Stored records
+++++

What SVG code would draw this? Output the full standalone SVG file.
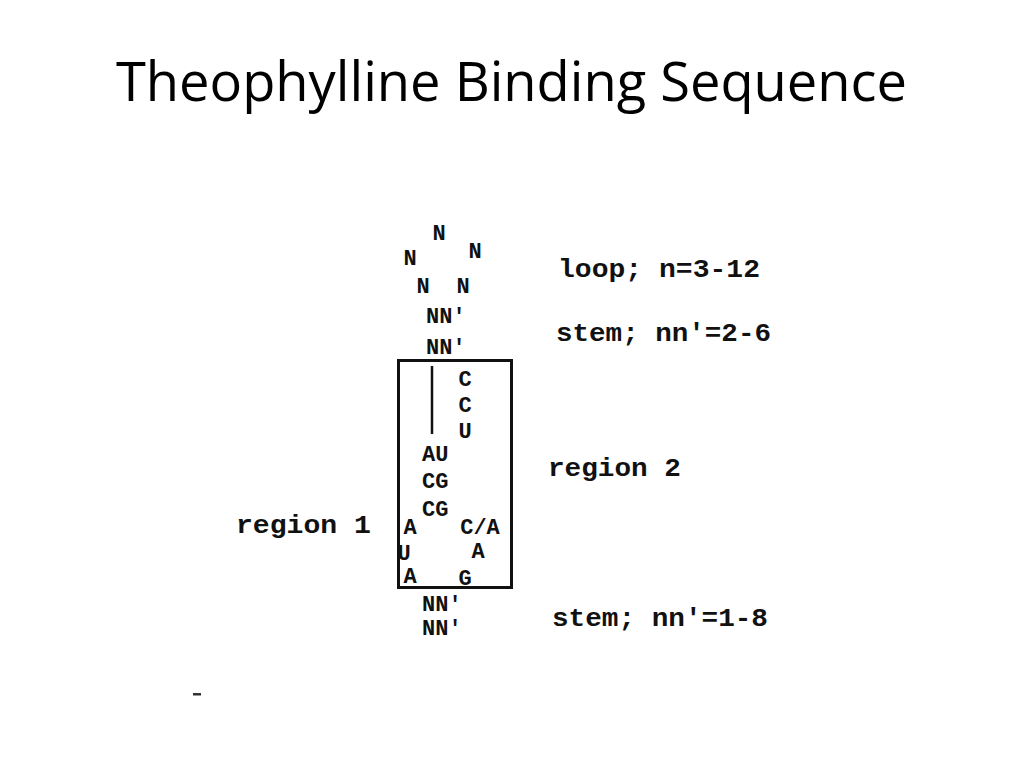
<svg xmlns="http://www.w3.org/2000/svg" width="1024" height="768" viewBox="0 0 1024 768">
<style>
.title{font-family:"Open Sans","Liberation Sans",sans-serif;font-size:55px;fill:#000}
.seq{font-family:"Liberation Mono","DejaVu Sans Mono",monospace;font-weight:bold;font-size:22px;fill:#111}
.lbl{font-family:"Liberation Mono","DejaVu Sans Mono",monospace;font-weight:bold;font-size:25px;fill:#111}
</style>
<rect width="1024" height="768" fill="#fff"/>
<text class="title" x="116" y="101" textLength="791" lengthAdjust="spacingAndGlyphs">Theophylline Binding Sequence</text>

<g id="connectors" stroke="#111" fill="none">
  <rect x="398.5" y="360.5" width="113" height="227" stroke-width="3"/>
  <line x1="432" y1="366" x2="432" y2="434" stroke-width="2.5"/>
</g>

<g id="loop" class="seq" text-anchor="middle">
  <text x="439" y="240">N</text>
  <text x="410" y="265">N</text>
  <text x="475" y="258">N</text>
  <text x="423" y="293">N</text>
  <text x="463" y="293">N</text>
</g>
<g id="stem-top" class="seq">
  <text x="426" y="323">NN'</text>
  <text x="426" y="354">NN'</text>
</g>
<g id="region2-seq" class="seq" text-anchor="middle">
  <text x="465" y="386">C</text>
  <text x="465" y="412">C</text>
  <text x="465" y="438">U</text>
</g>
<g id="pairs" class="seq">
  <text x="422" y="461">AU</text>
  <text x="422" y="488">CG</text>
  <text x="422" y="516">CG</text>
</g>
<g id="region1-seq" class="seq" text-anchor="middle">
  <text x="410" y="534">A</text>
  <text x="404" y="560">U</text>
  <text x="410" y="583">A</text>
</g>
<g id="bulge" class="seq" text-anchor="middle">
  <text x="480" y="534">C/A</text>
  <text x="478" y="558">A</text>
  <text x="465" y="585">G</text>
</g>
<g id="stem-bottom" class="seq">
  <text x="422" y="611">NN'</text>
  <text x="422" y="635">NN'</text>
</g>

<g id="labels" class="lbl">
  <text x="558" y="277" textLength="202" lengthAdjust="spacingAndGlyphs">loop;  n=3-12</text>
  <text x="556" y="341" textLength="215" lengthAdjust="spacingAndGlyphs">stem;  nn'=2-6</text>
  <text x="548" y="476" textLength="133" lengthAdjust="spacingAndGlyphs">region 2</text>
  <text x="236" y="533" textLength="135" lengthAdjust="spacingAndGlyphs">region 1</text>
  <text x="552" y="626" textLength="216" lengthAdjust="spacingAndGlyphs">stem;  nn'=1-8</text>
</g>
<rect x="193" y="693" width="8" height="2.5" fill="#333"/>
</svg>
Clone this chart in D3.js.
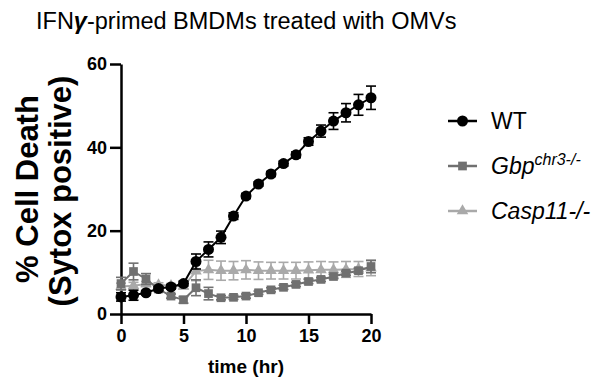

+++++

Task to complete:
Every record is to be reproduced exactly, with no pictures included.

Task solution:
What SVG code would draw this? Output the full standalone SVG file.
<svg xmlns="http://www.w3.org/2000/svg" width="1024" height="768" viewBox="0 0 1024 768">
<style>
.title{font-family:"Open Sans","Liberation Sans",sans-serif;font-size:55px;fill:#000}
.seq{font-family:"Liberation Mono","DejaVu Sans Mono",monospace;font-weight:bold;font-size:22px;fill:#111}
.lbl{font-family:"Liberation Mono","DejaVu Sans Mono",monospace;font-weight:bold;font-size:25px;fill:#111}
</style>
<rect width="1024" height="768" fill="#fff"/>
<text class="title" x="116" y="101" textLength="791" lengthAdjust="spacingAndGlyphs">Theophylline Binding Sequence</text>

<g id="connectors" stroke="#111" fill="none">
  <rect x="398.5" y="360.5" width="113" height="227" stroke-width="3"/>
  <line x1="432" y1="366" x2="432" y2="434" stroke-width="2.5"/>
</g>

<g id="loop" class="seq" text-anchor="middle">
  <text x="439" y="240">N</text>
  <text x="410" y="265">N</text>
  <text x="475" y="258">N</text>
  <text x="423" y="293">N</text>
  <text x="463" y="293">N</text>
</g>
<g id="stem-top" class="seq">
  <text x="426" y="323">NN'</text>
  <text x="426" y="354">NN'</text>
</g>
<g id="region2-seq" class="seq" text-anchor="middle">
  <text x="465" y="386">C</text>
  <text x="465" y="412">C</text>
  <text x="465" y="438">U</text>
</g>
<g id="pairs" class="seq">
  <text x="422" y="461">AU</text>
  <text x="422" y="488">CG</text>
  <text x="422" y="516">CG</text>
</g>
<g id="region1-seq" class="seq" text-anchor="middle">
  <text x="410" y="534">A</text>
  <text x="404" y="560">U</text>
  <text x="410" y="583">A</text>
</g>
<g id="bulge" class="seq" text-anchor="middle">
  <text x="480" y="534">C/A</text>
  <text x="478" y="558">A</text>
  <text x="465" y="585">G</text>
</g>
<g id="stem-bottom" class="seq">
  <text x="422" y="611">NN'</text>
  <text x="422" y="635">NN'</text>
</g>

<g id="labels" class="lbl">
  <text x="558" y="277" textLength="202" lengthAdjust="spacingAndGlyphs">loop;  n=3-12</text>
  <text x="556" y="341" textLength="215" lengthAdjust="spacingAndGlyphs">stem;  nn'=2-6</text>
  <text x="548" y="476" textLength="133" lengthAdjust="spacingAndGlyphs">region 2</text>
  <text x="236" y="533" textLength="135" lengthAdjust="spacingAndGlyphs">region 1</text>
  <text x="552" y="626" textLength="216" lengthAdjust="spacingAndGlyphs">stem;  nn'=1-8</text>
</g>
<rect x="193" y="693" width="8" height="2.5" fill="#333"/>
</svg>
Clone this chart in D3.js.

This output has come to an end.